Oracle Acquires ATG for $1 Billion
With the holiday season approaching, e-commerce was likely to become a hot topic for many in the CRM industry. But with Oracle's recent acquisition of Art Technology Group (ATG), a provider of ecommerce software and related on demand commerce optimization applications, the conversation came sooner than anyone expected. The acquisition, which is considered by analysts to be a counter to IBM's recent development of ecommerce solutions, will cost Oracle $6 per ATG share (or roughly $1 billion).
"Organizations across many industries are looking for a unified commerce and CRM platform to provide a seamless experience across all commerce channels," said Thomas Kurian, executive vice president of Oracle Development, via company press release. "Bringing together the complementary technologies and products from Oracle and ATG will enable the delivery of next-generation, unified cross-channel commerce and CRM."
The acquisition will help both companies "grow revenue, strengthen customer loyalty, improve brand value, achieve better operating results, and increase business agility across online and traditional commerce environments," according to the press release.
Each of the analysts with whom CRM magazine spoke views the purchase as a positive for Oracle.
"Oracle may be looking down the road at a world that will be more dependent on e-commerce," writes Denis Pombriant, founder and principal analyst of Beagle Research Group, in a blogpost about the deal.
Pombriant speculates that increasing energy costs will cause consumers to travel less, which will in turn cause ecommerce solutions to grow in importance as online transactions become more frequent.
"Regardless of whether the transportation scenario plays out, it is a reasonable conclusion that if a vendor like Oracle can get behind a company like ATG, which offers lower cost ecommerce solutions, market demand for these solutions will expand because the lower price point brings out new demand," Pombriant wrote.
"The solution sets [are] very complementary," blogged Brian Walker, principal analyst at Forrester Research, "but this also allows each to address gaps in their solution portfolios."
Walker contends that Oracle had a significant hole in terms of ecommerce capability needed by its enterprise resource planning, CRM, and supply chain clients, a hole which ATG will help fill. He also suggests that ATG has lacked the enterprise order management and CRM capabilities required by its more sophisticated clients, a function he predicts Oracle's technology will serve.
For Suresh Vittal, vice president and principal analyst at Forrester, the acquisition is evidence of a burgeoning trend in the technology industry. He claims the move is further evidence of the coming together of content, commerce, customers (CRM), and collaboration (workflow).
"This trend has been happening for a while," Vittal says. "Witness the web content management companies acquiring marketing capabilities, and commerce platforms adding content and customer management capabilities. This also feels like a clear counter move to the string of IBM acquisitions in the marketing, analytics, and business process management space."
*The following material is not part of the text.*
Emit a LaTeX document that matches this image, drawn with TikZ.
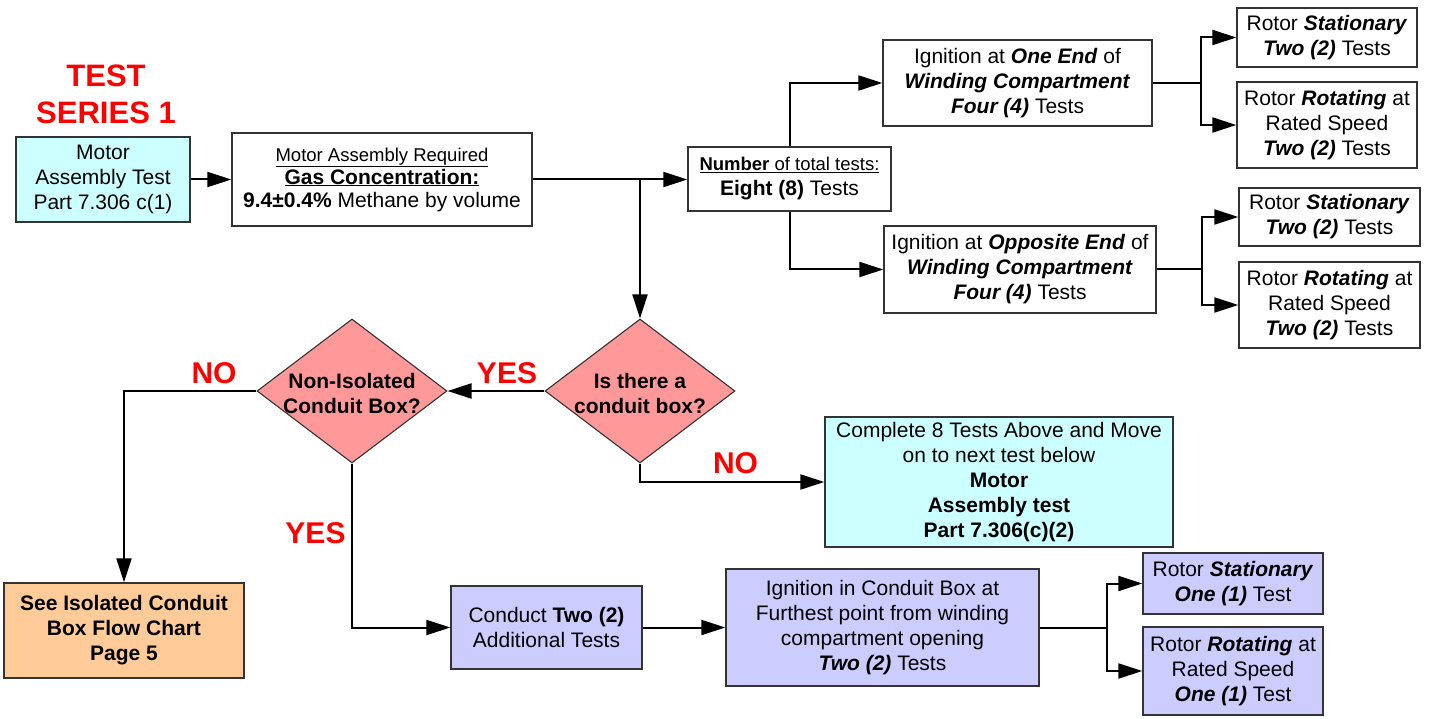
\documentclass[tikz,border=0pt]{standalone}
\usepackage{fontspec}
\setmainfont{Liberation Sans}
\usetikzlibrary{arrows.meta,shapes.geometric}
\definecolor{cyanbox}{HTML}{CCFFFF}
\definecolor{redbox}{HTML}{FF9999}
\definecolor{orangebox}{HTML}{FFCC99}
\definecolor{lavbox}{HTML}{CCCCFF}
\definecolor{edge}{HTML}{333333}
\newcommand{\bi}[1]{\textbf{\textit{#1}}}
\begin{document}
\begin{tikzpicture}[x=1pt,y=-1pt,
  box/.style n args={2}{draw=edge, line width=1.3pt, align=center, inner sep=0pt,
     font=\fontsize{21}{25}\selectfont, minimum width=#1pt, minimum height=#2pt},
  dia/.style={draw=edge, line width=1.1pt, diamond, fill=redbox, inner sep=0pt,
     minimum width=190pt, minimum height=144pt},
  dtext/.style={align=center, font=\fontsize{21}{25}\selectfont\bfseries},
  conn/.style={line width=2pt, -{Triangle[length=24pt,width=15pt]}},
  plain/.style={line width=2pt},
  lbl/.style={text=red, font=\fontsize{30}{30}\selectfont\bfseries, anchor=base},
  ttl/.style={text=red, font=\fontsize{31}{31}\selectfont\bfseries, anchor=base}]
\useasboundingbox (0,0) rectangle (1429,719);

% title
\node[ttl] (t1) at (106,87) {TEST};
\node[ttl] (t2) at (106,124) {SERIES 1};

% top row
\node[box={174}{85}, fill=cyanbox] (A) at (103,179.5) {Motor\\Assembly Test\\Part 7.306 c(1)};
\node[box={300}{93}, fill=white, font=\fontsize{21}{23}\selectfont] (B) at (382,179.5)
  {{\fontsize{18.5}{23}\selectfont\underline{Motor Assembly Required}}\\
   \textbf{\underline{Gas Concentration:}}\\
   \textbf{9.4±0.4\%} Methane by volume};
\node[box={203}{64}, fill=white] (C) at (789.5,179)
  {{\fontsize{18.5}{23}\selectfont\underline{\textbf{Number} of total tests:}}\\
   \textbf{Eight (8)} Tests};

\node[box={269}{86}, fill=white] (E1) at (1017.5,83)
  {Ignition at \bi{One End} of\\\bi{Winding Compartment}\\\bi{Four (4)} Tests};
\node[box={180}{59}, fill=white] (F1) at (1327,37.5) {Rotor \bi{Stationary}\\\bi{Two (2)} Tests};
\node[box={180}{86}, fill=white] (F2) at (1327,125) {Rotor \bi{Rotating} at\\Rated Speed\\\bi{Two (2)} Tests};

\node[box={272}{87}, fill=white] (E2) at (1020,269.5)
  {Ignition at \bi{Opposite End} of\\\bi{Winding Compartment}\\\bi{Four (4)} Tests};
\node[box={181}{58}, fill=white] (F3) at (1329.5,217) {Rotor \bi{Stationary}\\\bi{Two (2)} Tests};
\node[box={181}{86}, fill=white] (F4) at (1329.5,305) {Rotor \bi{Rotating} at\\Rated Speed\\\bi{Two (2)} Tests};

% decisions
\node[dia] (D1) at (640,391) {};
\node[dtext] (D1t) at (640,393) {Is there a\\conduit box?};
\node[dia] (D2) at (352,391) {};
\node[dtext] (D2t) at (352,393) {Non-Isolated\\Conduit Box?};

\node[box={348}{130}, fill=cyanbox] (G) at (999,482)
  {Complete 8 Tests Above and Move\\on to next test below\\\textbf{Motor}\\\textbf{Assembly test}\\\textbf{Part 7.306(c)(2)}};

% bottom row
\node[box={240}{95}, fill=orangebox, font=\fontsize{21}{25}\selectfont\bfseries] (H) at (124,630.5)
  {See Isolated Conduit\\Box Flow Chart\\Page 5};
\node[box={191}{83}, fill=lavbox] (I) at (546.5,627.5) {Conduct \textbf{Two (2)}\\Additional Tests};
\node[box={313}{117}, fill=lavbox] (J) at (882.5,627.5)
  {Ignition in Conduit Box at\\Furthest point from winding\\compartment opening\\\bi{Two (2)} Tests};
\node[box={180}{61}, fill=lavbox] (K1) at (1233,583.5) {Rotor \bi{Stationary}\\\bi{One (1)} Test};
\node[box={180}{88}, fill=lavbox] (K2) at (1233,671) {Rotor \bi{Rotating} at\\Rated Speed\\\bi{One (1)} Test};

% connectors
\draw[conn] (A) -- (B);
\draw[conn] (B.east) -- (B.east -| C.west);
\draw[conn] (B.east -| D1.north) -- (D1.north);
\draw[conn] (C.north) |- (E1.west);
\draw[conn] (C.south) |- (E2.west);
\draw[plain] (E1.east) -- ++(48,0) coordinate (s1);
\draw[conn] (s1) |- (F1.west);
\draw[conn] (s1) |- (F2.west);
\draw[plain] (E2.east) -- ++(45,0) coordinate (s2);
\draw[conn] (s2) |- (F3.west);
\draw[conn] (s2) |- (F4.west);
\draw[conn] (D1.west) -- (D2.east);
\draw[conn] (D2.west) -| (H.north);
\draw[conn] (D2.south) |- (I.west);
\draw[conn] (D1.south) |- (G.west);
\draw[conn] (I.east) -- (J.west);
\draw[plain] (J.east) -- ++(67,0) coordinate (s3);
\draw[conn] (s3) |- (K1.west);
\draw[conn] (s3) |- (K2.west);

% labels
\node[lbl] (yes1) at (507,383) {YES};
\node[lbl] (no1) at (214,383) {NO};
\node[lbl] (yes2) at (315.5,543) {YES};
\node[lbl] (no2) at (735.5,473) {NO};
\end{tikzpicture}
\end{document}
(Editor's Note: Here are links to CRM magazine's coverage of IBM's most recent buys: Netezza, Unica, Sterling Commerce, Coremetrics, Initiate Systems, SPSS, Cast Iron Solutions, and Datacap)
Walker, of Forrester, agrees. He claims the increasing importance of ecommerce was beginning to present a threat for Oracle as the company lacked a capable B2C-oriented ecommerce platform.
"For ATG," Walker blogged, "this represents a response to the moves IBM and GSI Commerce have made to develop cross-channel enterprise commerce solutions."
The transaction is subject to stockholder and regulatory approval and other customary closing conditions, according to the press release. The two companies are expected to close by early 2011.
Oracle would not comment on the acquisition.